Bremer wollte Nazi-Stützpunkt in NRW aufbauen

Ein Rechtsextremist aus Bremen habe im Netz Anschlagsfantasien veröffentlicht und versucht, in Nordrhein-Westfalen einen Nazi-Stützpunkt aufzubauen, berichtete Schittkowsky. Im Januar 2023 sei die Wohnung des Mannes durchsucht worden. Dabei seien Messer, Waffenattrappen und Speichermedien sichergestellt worden.

Vom Rechtsextremismus gehe derzeit die größte Gefahr für die Demokratie in der Bundesrepublik aus, sagte Mäurer. Eine Sorge dabei sei die zunehmende Vernetzung zwischen Rechtsextremen, Querdenkern, sogenannten Reichsbürgern und „Deligitimierern“, die die aktuelle Staatsform beseitigen wollen. Die Reichsbürgerszene in Bremen schätzte der Verfassungsschutz 2022 auf 130 Personen (2021: 100 Personen). Die Mitglieder seien bundesweit eng vernetzt und hätten eine große Affinität zu Waffen, sagte Schittkowsky.

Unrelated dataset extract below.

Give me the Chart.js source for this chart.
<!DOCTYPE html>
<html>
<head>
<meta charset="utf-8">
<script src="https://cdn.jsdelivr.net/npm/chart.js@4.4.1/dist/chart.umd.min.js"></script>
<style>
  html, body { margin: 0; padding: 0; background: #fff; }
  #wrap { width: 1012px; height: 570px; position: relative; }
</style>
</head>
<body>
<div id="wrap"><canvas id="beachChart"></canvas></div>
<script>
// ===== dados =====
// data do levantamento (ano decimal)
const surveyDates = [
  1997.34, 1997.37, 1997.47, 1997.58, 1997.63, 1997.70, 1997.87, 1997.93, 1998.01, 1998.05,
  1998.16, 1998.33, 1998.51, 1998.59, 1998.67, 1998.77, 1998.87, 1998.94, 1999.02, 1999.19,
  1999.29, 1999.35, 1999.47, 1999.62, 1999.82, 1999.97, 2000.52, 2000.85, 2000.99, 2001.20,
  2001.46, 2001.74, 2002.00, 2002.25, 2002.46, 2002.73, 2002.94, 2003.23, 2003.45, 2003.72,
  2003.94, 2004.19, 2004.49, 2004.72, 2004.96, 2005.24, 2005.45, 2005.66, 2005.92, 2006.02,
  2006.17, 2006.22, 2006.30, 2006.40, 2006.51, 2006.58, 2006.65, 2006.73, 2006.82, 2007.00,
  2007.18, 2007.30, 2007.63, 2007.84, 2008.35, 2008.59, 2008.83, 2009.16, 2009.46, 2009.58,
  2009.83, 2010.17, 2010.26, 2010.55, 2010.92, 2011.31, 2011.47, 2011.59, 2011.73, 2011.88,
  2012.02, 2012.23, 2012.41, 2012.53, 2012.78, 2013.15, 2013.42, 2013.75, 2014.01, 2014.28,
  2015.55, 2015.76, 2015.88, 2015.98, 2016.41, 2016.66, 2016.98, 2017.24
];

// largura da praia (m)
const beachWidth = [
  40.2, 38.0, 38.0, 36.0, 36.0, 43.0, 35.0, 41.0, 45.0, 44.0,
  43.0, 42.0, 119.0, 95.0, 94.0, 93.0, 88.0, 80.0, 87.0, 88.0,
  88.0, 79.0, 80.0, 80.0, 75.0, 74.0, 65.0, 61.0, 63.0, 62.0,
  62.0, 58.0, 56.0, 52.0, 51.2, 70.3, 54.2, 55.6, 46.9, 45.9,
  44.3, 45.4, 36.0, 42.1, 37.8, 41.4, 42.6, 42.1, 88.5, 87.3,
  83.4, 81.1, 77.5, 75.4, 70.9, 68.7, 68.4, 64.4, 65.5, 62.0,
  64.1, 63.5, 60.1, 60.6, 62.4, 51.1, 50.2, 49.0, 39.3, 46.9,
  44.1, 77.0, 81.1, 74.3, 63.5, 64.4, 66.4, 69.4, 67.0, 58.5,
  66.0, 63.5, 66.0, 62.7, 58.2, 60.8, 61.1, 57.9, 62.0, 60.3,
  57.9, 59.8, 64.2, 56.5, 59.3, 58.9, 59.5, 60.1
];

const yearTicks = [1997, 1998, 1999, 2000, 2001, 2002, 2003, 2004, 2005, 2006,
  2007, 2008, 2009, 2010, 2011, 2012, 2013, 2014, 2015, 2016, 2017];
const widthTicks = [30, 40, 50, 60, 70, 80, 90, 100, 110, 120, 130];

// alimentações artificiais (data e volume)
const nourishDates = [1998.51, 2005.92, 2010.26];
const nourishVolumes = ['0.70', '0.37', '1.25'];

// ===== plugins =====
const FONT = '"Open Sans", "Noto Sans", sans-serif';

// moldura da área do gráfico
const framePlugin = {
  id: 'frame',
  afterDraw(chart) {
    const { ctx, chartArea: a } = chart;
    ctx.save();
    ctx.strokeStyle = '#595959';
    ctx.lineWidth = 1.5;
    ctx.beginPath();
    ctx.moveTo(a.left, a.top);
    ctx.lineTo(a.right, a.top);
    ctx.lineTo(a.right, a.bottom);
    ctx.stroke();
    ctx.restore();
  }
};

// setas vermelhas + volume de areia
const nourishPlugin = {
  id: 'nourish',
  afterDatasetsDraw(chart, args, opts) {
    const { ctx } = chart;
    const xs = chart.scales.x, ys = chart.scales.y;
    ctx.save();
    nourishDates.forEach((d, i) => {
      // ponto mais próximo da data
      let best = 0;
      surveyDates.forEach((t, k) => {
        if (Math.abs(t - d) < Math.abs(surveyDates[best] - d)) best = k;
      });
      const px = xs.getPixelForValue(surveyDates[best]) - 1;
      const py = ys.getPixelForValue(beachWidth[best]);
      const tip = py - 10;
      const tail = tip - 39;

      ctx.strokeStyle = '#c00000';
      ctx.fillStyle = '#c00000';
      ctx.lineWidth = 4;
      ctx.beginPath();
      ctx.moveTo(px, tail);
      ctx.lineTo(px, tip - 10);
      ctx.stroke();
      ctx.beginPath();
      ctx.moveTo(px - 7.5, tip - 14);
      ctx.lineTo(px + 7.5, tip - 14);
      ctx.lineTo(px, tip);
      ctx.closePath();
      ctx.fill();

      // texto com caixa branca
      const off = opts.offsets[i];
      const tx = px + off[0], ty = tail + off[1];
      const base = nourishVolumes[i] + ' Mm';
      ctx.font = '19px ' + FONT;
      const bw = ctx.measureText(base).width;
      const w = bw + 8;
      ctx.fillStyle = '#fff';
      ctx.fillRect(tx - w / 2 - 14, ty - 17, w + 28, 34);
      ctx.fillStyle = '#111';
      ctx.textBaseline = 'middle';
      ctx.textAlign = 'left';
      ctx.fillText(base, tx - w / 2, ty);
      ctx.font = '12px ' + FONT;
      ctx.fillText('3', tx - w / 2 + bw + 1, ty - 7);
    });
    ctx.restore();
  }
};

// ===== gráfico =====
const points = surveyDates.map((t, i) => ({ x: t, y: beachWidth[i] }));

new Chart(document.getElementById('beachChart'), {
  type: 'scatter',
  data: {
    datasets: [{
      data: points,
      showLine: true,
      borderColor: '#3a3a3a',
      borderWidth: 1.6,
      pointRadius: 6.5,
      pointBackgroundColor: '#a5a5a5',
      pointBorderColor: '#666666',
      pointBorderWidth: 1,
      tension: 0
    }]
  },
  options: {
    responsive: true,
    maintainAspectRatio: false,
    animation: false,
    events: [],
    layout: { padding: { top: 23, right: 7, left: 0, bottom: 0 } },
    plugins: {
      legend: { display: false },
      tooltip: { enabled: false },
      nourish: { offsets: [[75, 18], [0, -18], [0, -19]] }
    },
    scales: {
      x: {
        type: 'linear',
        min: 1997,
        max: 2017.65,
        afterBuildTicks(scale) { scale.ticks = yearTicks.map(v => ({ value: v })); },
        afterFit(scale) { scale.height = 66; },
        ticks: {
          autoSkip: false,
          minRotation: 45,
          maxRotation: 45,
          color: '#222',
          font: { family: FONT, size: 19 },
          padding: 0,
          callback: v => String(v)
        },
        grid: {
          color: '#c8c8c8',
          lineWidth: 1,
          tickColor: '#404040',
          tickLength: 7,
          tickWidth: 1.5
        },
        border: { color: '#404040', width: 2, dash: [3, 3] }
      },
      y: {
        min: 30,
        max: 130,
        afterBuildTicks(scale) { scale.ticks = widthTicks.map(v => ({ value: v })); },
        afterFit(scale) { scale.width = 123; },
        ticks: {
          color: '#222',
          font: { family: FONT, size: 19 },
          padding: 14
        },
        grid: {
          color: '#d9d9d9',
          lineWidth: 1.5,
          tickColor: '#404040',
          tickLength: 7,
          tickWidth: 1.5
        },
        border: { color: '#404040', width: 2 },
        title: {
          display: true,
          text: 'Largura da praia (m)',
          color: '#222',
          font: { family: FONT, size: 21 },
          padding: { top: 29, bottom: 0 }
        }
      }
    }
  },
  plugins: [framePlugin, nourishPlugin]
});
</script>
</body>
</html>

Mehr Spionage seit Russlands Krieg gegen die Ukraine

Mit dem Krieg gegen die Ukraine seit Februar 2022 sei die Gefahr von Spionage und Sabotage in Deutschland gewachsen, sagte Schittkowsky. Dies betreffe auch das Land Bremen, zum Beispiel wegen der US-Waffentransporte über Bremerhaven. „Was wir sehen ist, dass Strukturen, die wir im Kalten Krieg kannten, sich wieder herausbilden“, sagte er. Der Geheimschutz in Behörden, Unternehmen und in der kritischen Infrastruktur müsse nach Jahrzehnten der Entspannung verstärkt werden. Nicht nur Russland wolle Deutschland ausspionieren, sondern auch der Iran, China und die Türkei.